Dr Blyth: Sorry, could you say the last bit again?
Dr Whitehead: On the one hand, you are saying there is going to be a doubling in deployment of renewables and that is based on a subsidy. The subsidy itself is capped, and you have shown in your chart that there is sufficient headroom, bearing in mind cumulation, for deployment at roughly the present rate, which therefore is half of the ambition that is set out for 2020.
Dr Blyth: I see what you mean. I have not done the calculation of whether that is sufficient. I suspect you may well be right that there is a conflict between the levy cap and the level of ambition. I have not done those numbers myself and I would need to defer to other sources of those calculations, but potentially I think you are right. If the cap is not high enough to get you to A or to B then clearly there is a policy conflict that needs to be resolved as to whether the cap has been set high enough. So certainly in principle, there is tension between those two issues and I think that needs to be investigated.
Q47 Chair: I am looking at my colleagues. This has been the first session using the academic research that there is here. We have had a very academic presentation. Before we bring this session to a close, do you have any gut sense yourself in terms of policy recommendations that you think might arise out of the submission that you have given this afternoon?

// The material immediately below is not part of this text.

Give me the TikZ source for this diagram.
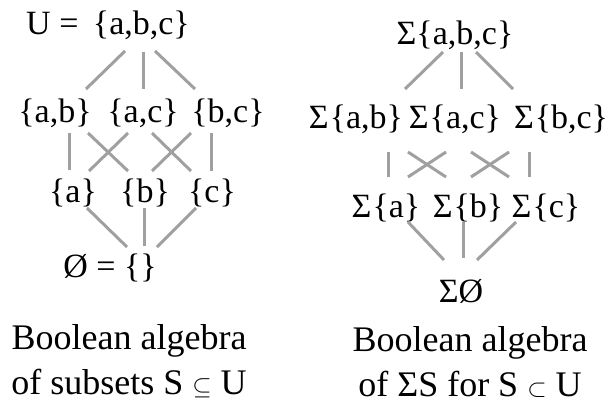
\documentclass[tikz,border=0pt]{standalone}
\usepackage{fontspec}
\setmainfont{Liberation Serif}
\definecolor{edgegray}{RGB}{160,160,160}
\tikzset{
  setlabel/.style={inner sep=0pt, anchor=base, font=\fontsize{34}{40}\selectfont},
  caption/.style={inner sep=0pt, anchor=base, align=center, font=\fontsize{36}{45}\selectfont},
  edge/.style={draw=edgegray, line width=3pt}
}
\begin{document}
\begin{tikzpicture}[x=1pt,y=-1pt]
\useasboundingbox (0,0) rectangle (612,404);

% subsets of U
\node[setlabel] (U)  at (108,35)  {U = \kern6pt\{a,b,c\}};
\node[setlabel] (ab) at (55,122)  {\{a,b\}};
\node[setlabel] (ac) at (143,122) {\{a,c\}};
\node[setlabel] (bc) at (228,122) {\{b,c\}};
\node[setlabel] (a)  at (73,202)  {\{a\}};
\node[setlabel] (b)  at (145,202) {\{b\}};
\node[setlabel] (c)  at (212,202) {\{c\}};
\node[setlabel] (E)  at (110,277) {Ø = \{\}};

\draw[edge] ([shift={(17,16)}]U.base) -- ([shift={(31,-33)}]ab.base);
\draw[edge] ([shift={(35,17)}]U.base) -- ([shift={(0,-33)}]ac.base);
\draw[edge] ([shift={(47,16)}]U.base) -- ([shift={(-33,-33)}]bc.base);
\draw[edge] ([shift={(14,11)}]ab.base) -- ([shift={(-4,-32)}]a.base);
\draw[edge] ([shift={(33,11)}]ab.base) -- ([shift={(-17,-31)}]b.base);
\draw[edge] ([shift={(-15,11)}]ac.base) -- ([shift={(16,-31)}]a.base);
\draw[edge] ([shift={(9,11)}]ac.base) -- ([shift={(-21,-31)}]c.base);
\draw[edge] ([shift={(-37,11)}]bc.base) -- ([shift={(7,-31)}]b.base);
\draw[edge] ([shift={(-17,11)}]bc.base) -- ([shift={(-1,-31)}]c.base);
\draw[edge] ([shift={(14,6)}]a.base) -- ([shift={(17,-30)}]E.base);
\draw[edge] ([shift={(-1,6)}]b.base) -- ([shift={(34,-31)}]E.base);
\draw[edge] ([shift={(-16,6)}]c.base) -- ([shift={(47,-30)}]E.base);

% sums
\node[setlabel] (sU)  at (455,45)  {Σ\{a,b,c\}};
\node[setlabel] (sab) at (356,128) {Σ\kern1pt\{a,b\}};
\node[setlabel] (sac) at (455,128) {Σ\kern1pt\{a,c\}};
\node[setlabel] (sbc) at (561,128) {Σ\kern1pt\{b,c\}};
\node[setlabel] (sa)  at (386,217) {Σ\kern1pt\{a\}};
\node[setlabel] (sb)  at (468,217) {Σ\kern1pt\{b\}};
\node[setlabel] (sc)  at (546,217) {Σ\kern1pt\{c\}};
\node[setlabel] (sE)  at (461,302) {ΣØ};

\draw[edge] ([shift={(-12,7)}]sU.base) -- ([shift={(49,-39)}]sab.base);
\draw[edge] ([shift={(6,7)}]sU.base) -- ([shift={(6,-39)}]sac.base);
\draw[edge] ([shift={(21,7)}]sU.base) -- ([shift={(-48,-39)}]sbc.base);
\draw[edge] ([shift={(32,24)}]sab.base) -- ([shift={(2,-40)}]sa.base);
\draw[edge] ([shift={(52,24)}]sab.base) -- ([shift={(-22,-40)}]sb.base);
\draw[edge] ([shift={(-9,24)}]sac.base) -- ([shift={(22,-40)}]sa.base);
\draw[edge] ([shift={(16,24)}]sac.base) -- ([shift={(-37,-40)}]sc.base);
\draw[edge] ([shift={(-52,24)}]sbc.base) -- ([shift={(3,-40)}]sb.base);
\draw[edge] ([shift={(-32,24)}]sbc.base) -- ([shift={(-17,-40)}]sc.base);
\draw[edge] ([shift={(22,5)}]sa.base) -- ([shift={(-17,-42)}]sE.base);
\draw[edge] ([shift={(-5,5)}]sb.base) -- ([shift={(2,-44)}]sE.base);
\draw[edge] ([shift={(-30,5)}]sc.base) -- ([shift={(16,-42)}]sE.base);

% captions
\node[caption] (capL) at (129,394) {Boolean algebra\\of subsets S $\subseteq$ U};
\node[caption] (capR) at (470,396) {Boolean algebra\\of ΣS for S $\subset$ U};
\end{tikzpicture}
\end{document}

Dr Blyth: Ideally we would want to get to a stage where we can discuss these issues without them being heavily politicised. I suppose that is too much of an ask. There are such strong views on all sides about nuclear versus renewables and the proponents of each of those. In my personal view, I think it is clear that nuclear does receive a subsidy. I also think, given that the gas price that we are facing in the 2025 to 2030 time frame is so uncertain, while it is clear that that subsidy exists against current market conditions, it is not clear that it will still represent a subsidy over the time frame for which that plant will be operative. If we think of 2030, it may well be that it has turned out to be quite a good bet. You can see that that has already happened in some of the early NFO wind contracts that are currently below market price. They started off as a subsidy, it turns out-what do you class that as? Does it become a negative subsidy because they are generating electricity at a fixed price below market rates? You could quite easily see scenarios where the same thing happens for nuclear, so what might be a subsidy today may well not be a subsidy in 15 years’ time.
Having said that, I am not going to try to predict for you that gas prices are going to go up by 2030. There are quite plausible scenarios where gas prices go down. I personally feel that when embarking in that direction of building-I do not know how many nuclear plants are required to establish it-one or two or some is not a bad risk and a bad bet to make as an insurance policy against future gas price risk.
Chair: On that point, I will bring the proceedings to a close, so many thanks once again for coming to appear before us this afternoon and for the research.